The new law, dubbed by Gov. Andrew Cuomo as “the SAFE Act,” has come under criticism from the state Sheriffs Association as well as from gun groups.
The sheriffs — who are independently elected public officials — argue that the new law strips people of the right to own firearms that have never before been classified as assault weapons. They also argue that a provision of the new law that limits ammunition magazine capacities fails to enhance public safety.
In a lengthy statement on the new law, which is now posted on the Otsego County Sheriff’s department’s website, the organization takes exception to the manner in which the legislation was enacted in Albany — without being first vetted by police groups.
“Unfortunately the process used in adoption of this act did not permit the mature development of the arguments on either side of the debate, and thus many of the stakeholders in this important issue are left feeling ignored by their government,’” the Sheriffs Association said.
Darcy Wells, a state police spokeswoman, said the upcoming public workshops on the new law are designed to answer questions it has spawned.
“The whole purpose is to make it easier for the public to understand the rules of the New York state SAFE Act,” she said. “It’s to break down the law and to get people’s questions answered.”
Asked why the sheriffs did not get to review a law they will now have to help administer before it was implemented, Wells said: “That will have to come out of the governor’s office. We have to enforce the laws, so we’re trying to help people understand them and explain how it affects them.”

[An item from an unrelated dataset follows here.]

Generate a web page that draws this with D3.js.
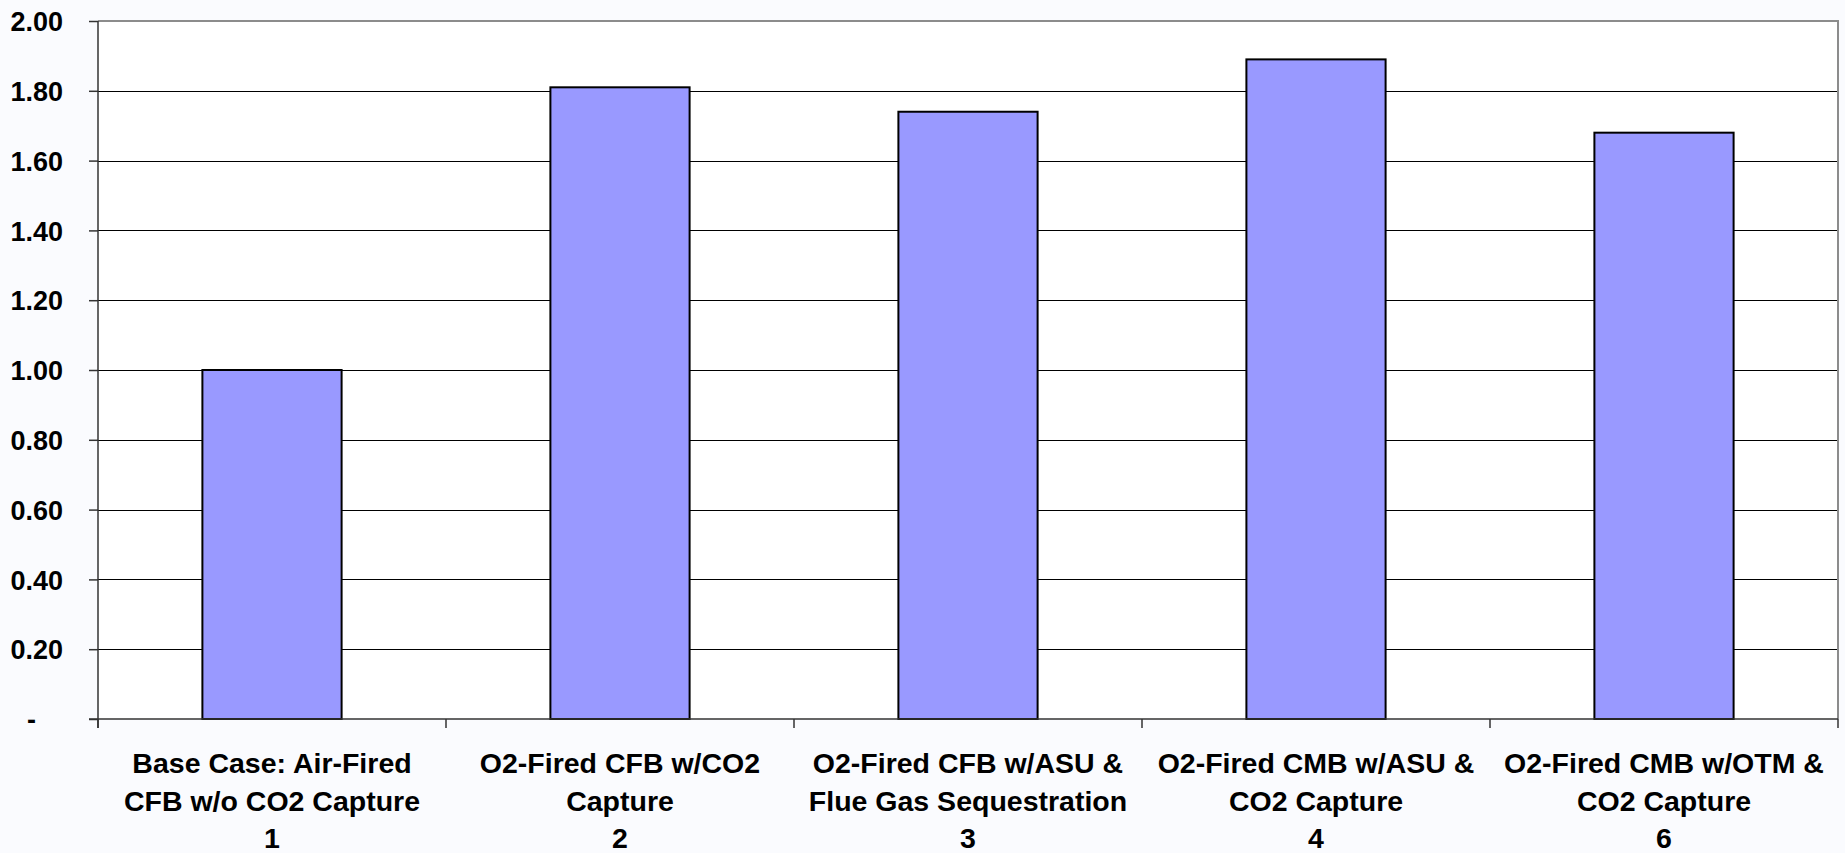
<!DOCTYPE html>
<html>
<head>
<meta charset="utf-8">
<script src="https://cdn.jsdelivr.net/npm/d3@7"></script>
<style>
  html, body { margin: 0; padding: 0; background: #fafbfe; }
  svg { display: block; }
  text { font-family: "Liberation Sans", Arial, sans-serif; font-weight: bold; fill: #000; }
</style>
</head>
<body>
<svg id="chart" width="1845" height="853"></svg>
<script>
// Relative cost index per case
const caseNumbers = ["1", "2", "3", "4", "6"];
const labelLine1 = [
  "Base Case: Air-Fired",
  "O2-Fired CFB w/CO2",
  "O2-Fired CFB w/ASU &",
  "O2-Fired CMB w/ASU &",
  "O2-Fired CMB w/OTM &"
];
const labelLine2 = [
  "CFB w/o CO2 Capture",
  "Capture",
  "Flue Gas Sequestration",
  "CO2 Capture",
  "CO2 Capture"
];
const values = [1.00, 1.81, 1.74, 1.89, 1.68];
const yTicks = [0, 0.2, 0.4, 0.6, 0.8, 1.0, 1.2, 1.4, 1.6, 1.8, 2.0];
const yTickLabels = ["-", "0.20", "0.40", "0.60", "0.80", "1.00", "1.20", "1.40", "1.60", "1.80", "2.00"];

const svg = d3.select("#chart");
const plot = { left: 98, top: 21, right: 1838, bottom: 719 };

const x = d3.scaleBand()
  .domain(caseNumbers)
  .range([plot.left, plot.right])
  .padding(0);

const y = d3.scaleLinear()
  .domain([0, 2])
  .range([plot.bottom, plot.top]);

// plot area
svg.append("rect")
  .attr("x", plot.left).attr("y", plot.top)
  .attr("width", plot.right - plot.left).attr("height", plot.bottom - plot.top)
  .attr("fill", "#ffffff");

// horizontal gridlines
svg.append("g")
  .selectAll("line")
  .data(yTicks.filter(d => d > 0 && d < 2))
  .join("line")
  .attr("x1", plot.left).attr("x2", plot.right)
  .attr("y1", d => Math.round(y(d)) + 0.5).attr("y2", d => Math.round(y(d)) + 0.5)
  .attr("stroke", "#000").attr("stroke-width", 1);

// plot border (top and right)
svg.append("path")
  .attr("d", `M${plot.left},${plot.top}H${plot.right}V${plot.bottom}`)
  .attr("fill", "none").attr("stroke", "#8c8c8c").attr("stroke-width", 2);

// bars
const barW = x.bandwidth() * 0.4;
svg.append("g")
  .selectAll("rect")
  .data(values)
  .join("rect")
  .attr("x", (d, i) => x(caseNumbers[i]) + (x.bandwidth() - barW) / 2)
  .attr("y", d => y(d))
  .attr("width", barW)
  .attr("height", d => y(0) - y(d))
  .attr("fill", "#9999ff")
  .attr("stroke", "#000")
  .attr("stroke-width", 2);

// y axis
const yAxis = svg.append("g")
  .attr("transform", `translate(${plot.left},0)`)
  .call(d3.axisLeft(y)
    .tickValues(yTicks)
    .tickSize(9)
    .tickPadding(26)
    .tickFormat((d, i) => yTickLabels[i]));
yAxis.select(".domain").attr("stroke", "#333").attr("stroke-width", 1.5)
  .attr("d", `M0,${plot.top}V${plot.bottom + 9}`);
yAxis.selectAll(".tick line").attr("stroke", "#333").attr("stroke-width", 1.5);
yAxis.selectAll(".tick text")
  .attr("font-size", 27)
  .attr("font-family", "'Liberation Sans', Arial, sans-serif")
  .attr("font-weight", "bold")
  .attr("fill", "#000")
  .attr("dy", "0.36em")
  .attr("dx", (d, i) => yTickLabels[i] === "-" ? -27 : 0);

// x axis: baseline with ticks at category boundaries
const xg = svg.append("g");
xg.append("line")
  .attr("x1", plot.left - 9).attr("x2", plot.right)
  .attr("y1", plot.bottom).attr("y2", plot.bottom)
  .attr("stroke", "#333").attr("stroke-width", 1.5);
const boundaries = caseNumbers.map(c => x(c)).concat([plot.right]);
xg.selectAll("line.bt")
  .data(boundaries)
  .join("line")
  .attr("class", "bt")
  .attr("x1", d => d).attr("x2", d => d)
  .attr("y1", plot.bottom).attr("y2", plot.bottom + 9)
  .attr("stroke", "#333").attr("stroke-width", 1.5);

// category labels
const labels = svg.append("g")
  .selectAll("text")
  .data(caseNumbers)
  .join("text")
  .attr("text-anchor", "middle")
  .attr("font-size", 28.5);
labels.each(function (c, i) {
  const t = d3.select(this);
  const cx = x(c) + x.bandwidth() / 2;
  [labelLine1[i], labelLine2[i], c].forEach((s, k) => {
    t.append("tspan").attr("x", cx).attr("y", 773 + k * 37.5).text(s);
  });
});
</script>
</body>
</html>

Otsego County Sheriff Richard Devlin Jr. said the state has largely left sheriffs in the dark on what they are expected to do to enforce the new law. He also said the new limits on the number of rounds that can be placed in magazines and the new definitions for what constitutes an assault weapon will not make New York safer from outlaws who have guns.
“The law-abiding citizen is the one paying the price,” he said.
Peter Kehoe, the executive director of the Sheriffs Association, said the new law failed to exempt law enforcement from the provision restricting the number of rounds in a magazine to seven. He said Cuomo and lawmakers recognize there are defects in the new law, as it applies to active and retired police officers, and it is expected they will modify the statute.
So far, state police have not announced any SAFE Act workshops for Otsego, Chenango, Delaware or Schoharie counties.